◆ Data block ◆
========================

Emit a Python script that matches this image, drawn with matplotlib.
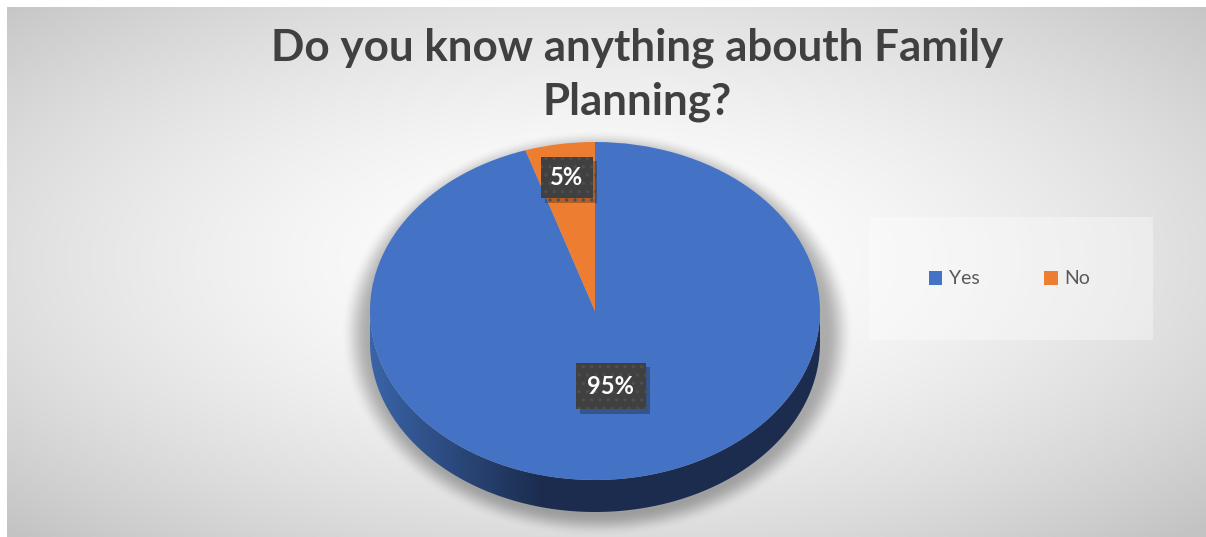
import numpy as np
import matplotlib
matplotlib.use("Agg")
import matplotlib.pyplot as plt
from matplotlib.patches import Polygon, Rectangle
import matplotlib.patheffects as pe

# ---- data ----
categories = ["Yes", "No"]
values = [95, 5]
pct_labels = ["95%", "5%"]
colors = ["#4472C4", "#ED7D31"]
title = "Do you know anything abouth Family\nPlanning?"

W, H = 1206, 537
FONT = "Lato"
fig = plt.figure(figsize=(W / 100, H / 100), dpi=100)

# ---- background (radial gradient + soft pie shadow) ----
yy, xx = np.mgrid[0:H, 0:W].astype(float)
cx, cy = 600.0, 260.0
d = np.sqrt(((xx - cx) / (W / 2)) ** 2 + ((yy - cy) / (H / 2)) ** 2) / np.sqrt(2)
d = np.clip(d, 0, 1)
g = 255 - 60 * d ** 1.7
# shadow under the pie
pcx, pcy, A, B = 597.0, 333.0, 240.0, 190.0
r = np.sqrt(((xx - pcx) / A) ** 2 + ((yy - pcy) / B) ** 2)
t = np.clip((1.07 - r) / 0.12, 0, 1)
sh = 0.30 * t * t * (3 - 2 * t)
g = g * (1 - sh)
img = np.dstack([g, g, g]) / 255.0
img[:7, :, :] = 1.0
img[:, :7, :] = 1.0
bg = fig.add_axes([0, 0, 1, 1], zorder=0)
bg.imshow(img, extent=[0, W, H, 0], aspect="auto", interpolation="bilinear")
bg.set_xlim(0, W)
bg.set_ylim(H, 0)
bg.axis("off")
# legend box
bg.add_patch(Rectangle((869, 217), 284, 123, facecolor="white", alpha=0.35,
                       edgecolor="none"))

# ---- pie axes: data units, x unit = 225 px, y unit = 169 px ----
PX, PY, RX, RY = 595.0, 311.0, 225.0, 169.0
ax = fig.add_axes([0, 0, 1, 1], zorder=2)
ax.patch.set_alpha(0)
wedges, _ = ax.pie(values, colors=colors, startangle=90, counterclock=False,
                   radius=1, center=(0, 0), wedgeprops=dict(linewidth=0))
ax.set_aspect("auto")
ax.axis("off")
for w in wedges:
    w.set_zorder(3)

# side (extrusion) of the front half
depth = 32.0 / RY
tt = np.linspace(np.pi, 2 * np.pi, 300)
top_edge = np.column_stack([np.cos(tt), np.sin(tt)])
bot_edge = np.column_stack([np.cos(tt[::-1]), np.sin(tt[::-1]) - depth])
side = Polygon(np.vstack([top_edge, bot_edge]), closed=True,
               facecolor="none", edgecolor="none")
ax.add_patch(side)
gx = np.linspace(-1, 1, 400)
c_left = np.array([0x3a, 0x64, 0xa8]) / 255
c_mid = np.array([0x1c, 0x2d, 0x50]) / 255
c_right = np.array([0x1b, 0x2c, 0x4e]) / 255
f = np.clip((gx + 1) / 0.75, 0, 1)
cols = np.where(gx[:, None] < -0.25,
                c_left * (1 - f[:, None]) + c_mid * f[:, None],
                c_mid + (c_right - c_mid) * np.clip((gx[:, None] + 0.25) / 1.25, 0, 1))
grad = np.repeat(cols[None, :, :], 10, axis=0)
im = ax.imshow(grad, extent=[-1, 1, -1 - depth - 0.02, 0.02], aspect="auto",
               zorder=2, interpolation="bilinear")
im.set_clip_path(side)
ax.set_xlim((0 - PX) / RX, (W - PX) / RX)
ax.set_ylim((PY - H) / RY, PY / RY)

# ---- data labels ----
plt.rcParams["hatch.linewidth"] = 1.2
dists = [0.45, 0.80]
pads = [0.50, 0.40]
cum = 0.0
total = float(sum(values))
for v, lab, dist, pad in zip(values, pct_labels, dists, pads):
    mid = np.deg2rad(90 - 360 * (cum + v / 2) / total)
    cum += v
    x, y = dist * np.cos(mid), dist * np.sin(mid)
    tx = ax.text(x, y, lab, ha="center", va="center", fontsize=17,
                 fontweight="bold", family=FONT, color="white", zorder=5,
                 bbox=dict(boxstyle=f"square,pad={pad}", facecolor="#404040",
                           edgecolor="#4e4e4e", hatch="..", linewidth=0))
    tx.get_bbox_patch().set_path_effects(
        [pe.SimplePatchShadow(offset=(3, -3), shadow_rgbFace="black", alpha=0.25),
         pe.Normal()])

# ---- legend ----
leg = ax.legend(wedges, categories, loc="center",
                bbox_to_anchor=(1009.5 / W, 1 - 279 / H),
                bbox_transform=fig.transFigure, ncol=2, frameon=False,
                prop=dict(family=FONT, size=14), handlelength=0.7,
                handleheight=0.7, handletextpad=0.35, columnspacing=3.3)
for txt in leg.get_texts():
    txt.set_color("#595959")

# ---- title ----
ttl = fig.text(637 / W, 1 - 28 / H, title, ha="center", va="top",
               fontsize=30, fontweight="bold", family=FONT, color="#404040",
               linespacing=1.32)
fig.canvas.draw()
line1 = fig.text(0, 0, title.split("\n")[0], fontsize=30, fontweight="bold",
                 family=FONT)
wpx = line1.get_window_extent(fig.canvas.get_renderer()).width
line1.remove()
scale = 733.0 / wpx
ttl.set_fontsize(30 * scale)
ttl.set_linespacing(1.40)

fig.savefig("out.png", dpi=100)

========================

◆ What is required ◆
Return all lines with the word "matplotlib" in them.

◆ Answer for the task ◆
Emit a Python script that matches this image, drawn with matplotlib.
import matplotlib
matplotlib.use("Agg")
import matplotlib.pyplot as plt
from matplotlib.patches import Polygon, Rectangle
import matplotlib.patheffects as pe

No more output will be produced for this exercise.